At the bank’s celebration Tuesday, Curran said that, “With the protesters, we understand that they’re out there and they have a perspective on the bank and what we do. We’re still here celebrating that we are driving economic opportunity in Northampton, hiring locally… and trying to give back and be a good neighbor.”

Chase Bank hired a team of 10 local employees for its Northampton branch.

Outside the bank, the sounds of honking cars, a saxophonist and the chattering crowd stood in stark contrast to the corporate atmosphere inside the newly opened bank, where representatives from Chase Bank and employees at the Northampton branch gathered to shake hands and celebrate the bank’s opening, the work of its employees, and its economic and community impact.

The bank’s Northampton branch, which opened to customers last week, is in the historic building that formerly housed the jewelry store Silverscape Designs. The building’s history and impact on the community was highlighted during Tuesday’s grand opening ceremony by speakers including JPMorgan Chase Regional Director Roxann Cooke and Executive Director Ali Zaidi, along with Branch Manager Darryl Diamond.

During the ceremony, a customer entered the branch and expressed her awe at the building and gratitude for the service she received. Cooke pointed out that customers will be drawn to the building for its grandeur, but they will return for the service they receive from employees.
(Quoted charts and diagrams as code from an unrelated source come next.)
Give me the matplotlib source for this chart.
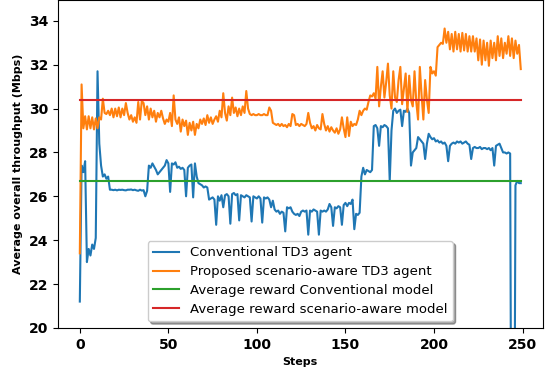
import numpy as np
import matplotlib
matplotlib.use('Agg')
import matplotlib.pyplot as plt

# Datos (250 pasos)
conventional_td3 = [
    21.2, 27.4, 27.1, 27.6, 23.0, 23.6, 23.3, 23.8, 23.6, 24.1,
    31.7, 28.4, 27.4, 26.9, 27.0, 26.8, 26.9, 26.3, 26.3, 26.28,
    26.3, 26.27, 26.3, 26.29, 26.3, 26.28, 26.27, 26.3, 26.3, 26.31,
    26.28, 26.3, 26.27, 26.25, 26.3, 26.26, 26.28, 26.0, 26.25, 27.4,
    27.3, 27.5, 27.35, 27.2, 27.0, 27.1, 27.2, 27.3, 27.4, 27.65,
    27.5, 26.2, 27.5, 27.45, 27.55, 27.3, 27.35, 27.25, 27.3, 27.2,
    26.0, 27.3, 27.4, 27.45, 25.95, 27.5, 26.9, 26.6, 26.55, 26.5,
    26.4, 26.45, 26.4, 25.85, 25.9, 25.95, 25.85, 24.7, 26.0, 25.8,
    26.05, 25.5, 26.05, 26.1, 26.0, 24.75, 26.1, 26.15, 26.05, 26.1,
    24.9, 26.05, 26.0, 25.95, 26.05, 26.0, 25.95, 24.85, 26.0, 25.95,
    25.9, 26.0, 25.9, 24.8, 25.95, 25.9, 25.95, 25.85, 25.5, 25.8,
    25.4, 25.3, 25.35, 25.2, 25.3, 25.25, 24.4, 25.5, 25.45, 25.5,
    25.3, 25.2, 25.15, 25.2, 25.1, 25.3, 25.35, 25.3, 25.35, 24.25,
    25.35, 25.3, 25.4, 25.35, 25.3, 24.25, 25.35, 25.3, 25.35, 25.3,
    25.4, 25.65, 25.5, 24.65, 25.5, 25.45, 25.55, 25.5, 24.7, 25.6,
    25.7, 25.55, 25.7, 25.65, 25.85, 24.5, 25.2, 25.15, 25.25, 26.9,
    27.3, 27.0, 27.2, 27.15, 27.1, 27.2, 29.2, 29.25, 29.1, 28.3,
    29.2, 29.15, 29.25, 29.2, 29.1, 26.7, 29.0, 29.9, 30.0, 29.8,
    29.9, 29.95, 29.2, 29.9, 29.85, 30.0, 29.8, 27.4, 28.0, 28.1,
    28.2, 28.7, 28.6, 28.5, 28.4, 27.7, 28.4, 28.85, 28.7, 28.6,
    28.65, 28.5, 28.55, 28.45, 28.5, 28.4, 28.45, 28.3, 27.6, 28.3,
    28.4, 28.45, 28.4, 28.5, 28.45, 28.5, 28.4, 28.45, 28.5, 28.4,
    28.35, 27.7, 28.2, 28.25, 28.2, 28.2, 28.25, 28.15, 28.2, 28.2,
    28.15, 28.2, 28.1, 28.2, 27.4, 28.3, 28.35, 28.4, 28.2, 28.0,
    28.0, 27.95, 28.0, 27.95, 5.0, 5.0, 26.5, 26.7, 26.6, 26.6,
]

proposed_td3 = [
    23.4, 31.1, 29.1, 29.65, 29.05, 29.65, 29.1, 29.6, 29.05, 29.55,
    29.1, 29.6, 29.5, 30.45, 29.8, 29.75, 29.9, 29.7, 30.0, 29.6,
    30.0, 29.65, 30.05, 29.6, 30.0, 29.7, 30.25, 29.8, 29.5, 29.7,
    29.4, 29.6, 29.35, 30.3, 29.5, 30.35, 30.25, 29.7, 30.1, 29.5,
    30.0, 29.6, 29.9, 29.4, 29.8, 29.6, 29.9, 29.55, 29.3, 29.5,
    29.4, 29.8, 29.2, 30.6, 29.5, 29.3, 29.6, 28.95, 29.5, 29.2,
    29.45, 28.8, 29.35, 29.0, 29.4, 28.8, 29.3, 29.1, 29.5, 29.3,
    29.55, 29.25, 29.7, 29.35, 29.6, 29.3, 29.5, 29.65, 29.4, 29.9,
    29.6, 30.7, 29.8, 29.45, 30.1, 29.7, 30.5, 29.8, 30.05, 29.65,
    30.0, 29.7, 30.1, 29.8, 30.8, 30.0, 29.75, 29.7, 29.75, 29.7,
    29.7, 29.75, 29.7, 29.7, 29.75, 29.7, 29.7, 30.05, 29.9, 29.35,
    29.3, 29.25, 29.3, 29.2, 29.3, 29.2, 29.25, 29.15, 29.3, 29.2,
    29.75, 29.7, 29.25, 29.3, 29.2, 29.3, 29.25, 29.2, 29.3, 29.8,
    29.35, 29.1, 29.2, 29.0, 29.25, 29.1, 29.05, 29.75, 29.3, 29.0,
    29.2, 28.95, 29.15, 29.0, 28.9, 29.1, 28.85, 29.05, 29.6, 29.1,
    28.7, 29.6, 28.75, 29.4, 29.2, 29.3, 29.25, 29.5, 29.9, 29.7,
    29.9, 30.0, 29.95, 30.3, 30.6, 30.55, 30.7, 30.45, 31.9, 30.1,
    31.0, 31.7, 30.5, 31.2, 32.05, 30.6, 30.0, 31.7, 30.5, 30.3,
    31.3, 31.9, 30.2, 30.9, 31.6, 29.85, 31.5, 30.4, 30.1, 31.7,
    30.3, 29.5, 31.9, 30.6, 29.5, 31.3, 30.4, 29.8, 31.9, 31.6,
    31.7, 31.5, 32.8, 32.9, 33.0, 32.95, 33.65, 33.0, 33.5, 32.7,
    33.4, 32.6, 33.5, 32.7, 33.4, 32.6, 33.45, 32.65, 33.4, 32.6,
    33.3, 32.6, 33.3, 32.6, 33.2, 32.2, 33.15, 32.0, 33.1, 32.2,
    33.0, 31.95, 33.1, 32.3, 33.0, 32.2, 33.3, 32.4, 33.2, 32.3,
    33.0, 32.5, 33.3, 32.4, 33.2, 32.3, 33.1, 32.5, 32.9, 31.8,
]

avg_conventional = 26.7
avg_proposed = 30.4

steps = np.arange(len(conventional_td3))

fig = plt.figure(figsize=(5.45, 3.68), dpi=100)
ax = fig.add_axes([0.106, 0.109, 0.890, 0.891])

ax.plot(steps, conventional_td3, color='C0', label='Conventional TD3 agent')
ax.plot(steps, proposed_td3, color='C1', label='Proposed scenario-aware TD3 agent')
ax.plot(steps, [avg_conventional] * len(steps), color='C2',
        label='Average reward Conventional model')
ax.plot(steps, [avg_proposed] * len(steps), color='C3',
        label='Average reward scenario-aware model')

ax.set_ylim(20, 34.95)
ax.set_yticks([20, 22, 24, 26, 28, 30, 32, 34])
ax.set_xticks([0, 50, 100, 150, 200, 250])

for lbl in ax.get_xticklabels() + ax.get_yticklabels():
    lbl.set_fontweight('bold')
    lbl.set_fontsize(10)

ax.set_xlabel('Steps', fontsize=8, fontweight='bold')
ax.set_ylabel('Average overall throughput (Mbps)', fontsize=8, fontweight='bold')

ax.legend(loc='lower center', shadow=True, fontsize=9.5, labelspacing=0.45)

plt.savefig('out.png', dpi=100)
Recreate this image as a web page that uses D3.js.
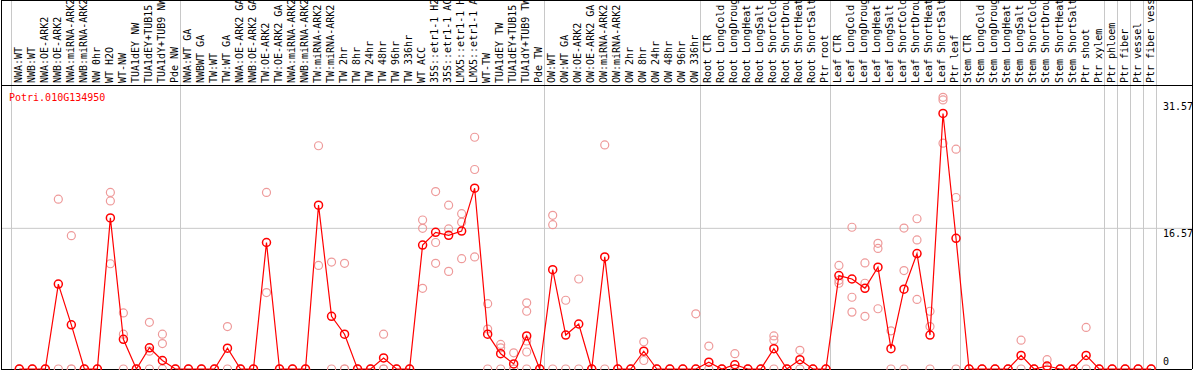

Cooke referred to the old clock hanging on the entrance wall, which is stuck at 1:15 p.m., and noted the symbolism of “what was and what will be.” She said the clock should serve as a reminder of the history of the building, and Chase’s blue octagon logo on the wall to the left should remind employees of the opportunities that lie ahead.

“The goal when we open in any community is to be a part of the community, to hire locally, to make sure that our staff is diverse, that they reflect the community that they’re working in,” Curran said.

In addition to the Northampton branch, Chase Bank recently opened a Springfield branch in March, and has plans to expand into Hadley and Westfield.

“We’re thrilled to be continuing to grow our presence here in the Pioneer Valley and offering more convenience to our customers throughout the region,” said Cooke when the bank first announced its expansion into the region. “Our branches serve as community anchors, connecting our neighbors and local businesses to critical resources that meet their needs and help them build secure financial futures.”

Meanwhile, outside the building, Young, the Climate Action Now member, said that “for Chase to tell us that it’s funding renewables, that’s good, but it’s a distraction from what it’s also doing, which is funding continued climate destruction… It’s greenwashing.”

Young said the demonstrators encourage people — as well as institutions like universities and businesses — to put their money in alternative banking institutions such as local credit unions and local banks.

One protester, Molly Aronson, did just that. Aronson is currently in the process of switching from Bank of America to the UMassFive College Credit Union, a decision that was years in the making but ultimately acted on after the Chase Bank protests back in March.

“Getting back to this summer, we don’t have to look very far to see the impacts of climate destruction,” Young said. “All that climate destruction is happening as a result of the carbon pollution from banks like JPMorgan Chase.”